# The problem
Drop the images; return everything else in the listing below exactly.

# Data extract
_____

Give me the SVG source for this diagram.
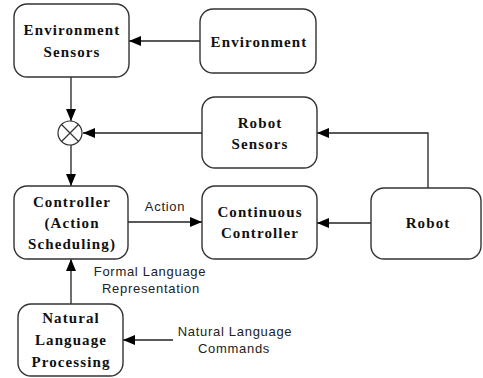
<svg xmlns="http://www.w3.org/2000/svg" width="483" height="378" viewBox="0 0 483 378">
<style>
.box{fill:#fff;stroke:#333;stroke-width:1.4}
.nt{font-family:"Liberation Serif","Times New Roman",serif;font-weight:bold;font-size:15px;letter-spacing:1.1px;fill:#111;text-anchor:middle}
.lb{font-family:"Liberation Sans",Arial,sans-serif;font-size:13px;letter-spacing:0.7px;fill:#222;text-anchor:middle}
.ln{fill:none;stroke:#222;stroke-width:1.3}
</style>
<defs>
<marker id="ah" viewBox="0 0 12 10" refX="12" refY="5" markerWidth="12" markerHeight="10" markerUnits="userSpaceOnUse" orient="auto">
<path d="M0,0 L12,5 L0,10 Z" fill="#000"/>
</marker>
</defs>
<g id="connectors">
<path class="ln" d="M200,41 L129,41" marker-end="url(#ah)"/>
<path class="ln" d="M71,77 L71,121" marker-end="url(#ah)"/>
<path class="ln" d="M202,133 L83,133" marker-end="url(#ah)"/>
<path class="ln" d="M428,188 L428,133 L317,133" marker-end="url(#ah)"/>
<path class="ln" d="M71,145 L71,186" marker-end="url(#ah)"/>
<path class="ln" d="M128,222 L202,222" marker-end="url(#ah)"/>
<path class="ln" d="M371,223 L317,223" marker-end="url(#ah)"/>
<path class="ln" d="M71,304 L71,259" marker-end="url(#ah)"/>
<path class="ln" d="M173,340 L123,340" marker-end="url(#ah)"/>
<text class="lb" x="165" y="211">Action</text>
<text class="lb" x="150" y="276">Formal Language</text>
<text class="lb" x="151" y="293">Representation</text>
<text class="lb" x="235" y="336">Natural Language</text>
<text class="lb" x="234" y="353">Commands</text>
</g>
<g id="env-sensors">
<rect class="box" x="14" y="4" width="115" height="73" rx="13"/>
<text class="nt" x="72" y="35">Environment</text>
<text class="nt" x="72" y="57">Sensors</text>
</g>
<g id="environment">
<rect class="box" x="200" y="9" width="116" height="64" rx="13"/>
<text class="nt" x="259" y="47">Environment</text>
</g>
<g id="sum">
<circle cx="70" cy="133" r="12" fill="#fff" stroke="#333" stroke-width="1.2"/>
<path d="M61.5,124.5 L78.5,141.5 M78.5,124.5 L61.5,141.5" stroke="#333" stroke-width="1.2"/>
</g>
<g id="robot-sensors">
<rect class="box" x="202" y="97" width="115" height="71" rx="13"/>
<text class="nt" x="260" y="128">Robot</text>
<text class="nt" x="260" y="149">Sensors</text>
</g>
<g id="controller">
<rect class="box" x="14" y="186" width="114" height="73" rx="13"/>
<text class="nt" x="72" y="207">Controller</text>
<text class="nt" x="72" y="228">(Action</text>
<text class="nt" x="72" y="249">Scheduling)</text>
</g>
<g id="continuous-controller">
<rect class="box" x="202" y="186" width="115" height="73" rx="13"/>
<text class="nt" x="260" y="217">Continuous</text>
<text class="nt" x="260" y="238">Controller</text>
</g>
<g id="robot">
<rect class="box" x="371" y="188" width="110" height="71" rx="13"/>
<text class="nt" x="428" y="228">Robot</text>
</g>
<g id="nlp">
<rect class="box" x="18" y="304" width="105" height="72" rx="13"/>
<text class="nt" x="71" y="323">Natural</text>
<text class="nt" x="71" y="345">Language</text>
<text class="nt" x="71" y="367">Processing</text>
</g>
</svg>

_____

# The response
Give me the SVG source for this diagram.
<svg xmlns="http://www.w3.org/2000/svg" width="483" height="378" viewBox="0 0 483 378">
<style>
.box{fill:#fff;stroke:#333;stroke-width:1.4}
.nt{font-family:"Liberation Serif","Times New Roman",serif;font-weight:bold;font-size:15px;letter-spacing:1.1px;fill:#111;text-anchor:middle}
.lb{font-family:"Liberation Sans",Arial,sans-serif;font-size:13px;letter-spacing:0.7px;fill:#222;text-anchor:middle}
.ln{fill:none;stroke:#222;stroke-width:1.3}
</style>
<defs>
<marker id="ah" viewBox="0 0 12 10" refX="12" refY="5" markerWidth="12" markerHeight="10" markerUnits="userSpaceOnUse" orient="auto">
<path d="M0,0 L12,5 L0,10 Z" fill="#000"/>
</marker>
</defs>
<g id="connectors">
<path class="ln" d="M200,41 L129,41" marker-end="url(#ah)"/>
<path class="ln" d="M71,77 L71,121" marker-end="url(#ah)"/>
<path class="ln" d="M202,133 L83,133" marker-end="url(#ah)"/>
<path class="ln" d="M428,188 L428,133 L317,133" marker-end="url(#ah)"/>
<path class="ln" d="M71,145 L71,186" marker-end="url(#ah)"/>
<path class="ln" d="M128,222 L202,222" marker-end="url(#ah)"/>
<path class="ln" d="M371,223 L317,223" marker-end="url(#ah)"/>
<path class="ln" d="M71,304 L71,259" marker-end="url(#ah)"/>
<path class="ln" d="M173,340 L123,340" marker-end="url(#ah)"/>
<text class="lb" x="165" y="211">Action</text>
<text class="lb" x="150" y="276">Formal Language</text>
<text class="lb" x="151" y="293">Representation</text>
<text class="lb" x="235" y="336">Natural Language</text>
<text class="lb" x="234" y="353">Commands</text>
</g>
<g id="env-sensors">
<rect class="box" x="14" y="4" width="115" height="73" rx="13"/>
<text class="nt" x="72" y="35">Environment</text>
<text class="nt" x="72" y="57">Sensors</text>
</g>
<g id="environment">
<rect class="box" x="200" y="9" width="116" height="64" rx="13"/>
<text class="nt" x="259" y="47">Environment</text>
</g>
<g id="sum">
<circle cx="70" cy="133" r="12" fill="#fff" stroke="#333" stroke-width="1.2"/>
<path d="M61.5,124.5 L78.5,141.5 M78.5,124.5 L61.5,141.5" stroke="#333" stroke-width="1.2"/>
</g>
<g id="robot-sensors">
<rect class="box" x="202" y="97" width="115" height="71" rx="13"/>
<text class="nt" x="260" y="128">Robot</text>
<text class="nt" x="260" y="149">Sensors</text>
</g>
<g id="controller">
<rect class="box" x="14" y="186" width="114" height="73" rx="13"/>
<text class="nt" x="72" y="207">Controller</text>
<text class="nt" x="72" y="228">(Action</text>
<text class="nt" x="72" y="249">Scheduling)</text>
</g>
<g id="continuous-controller">
<rect class="box" x="202" y="186" width="115" height="73" rx="13"/>
<text class="nt" x="260" y="217">Continuous</text>
<text class="nt" x="260" y="238">Controller</text>
</g>
<g id="robot">
<rect class="box" x="371" y="188" width="110" height="71" rx="13"/>
<text class="nt" x="428" y="228">Robot</text>
</g>
<g id="nlp">
<rect class="box" x="18" y="304" width="105" height="72" rx="13"/>
<text class="nt" x="71" y="323">Natural</text>
<text class="nt" x="71" y="345">Language</text>
<text class="nt" x="71" y="367">Processing</text>
</g>
</svg>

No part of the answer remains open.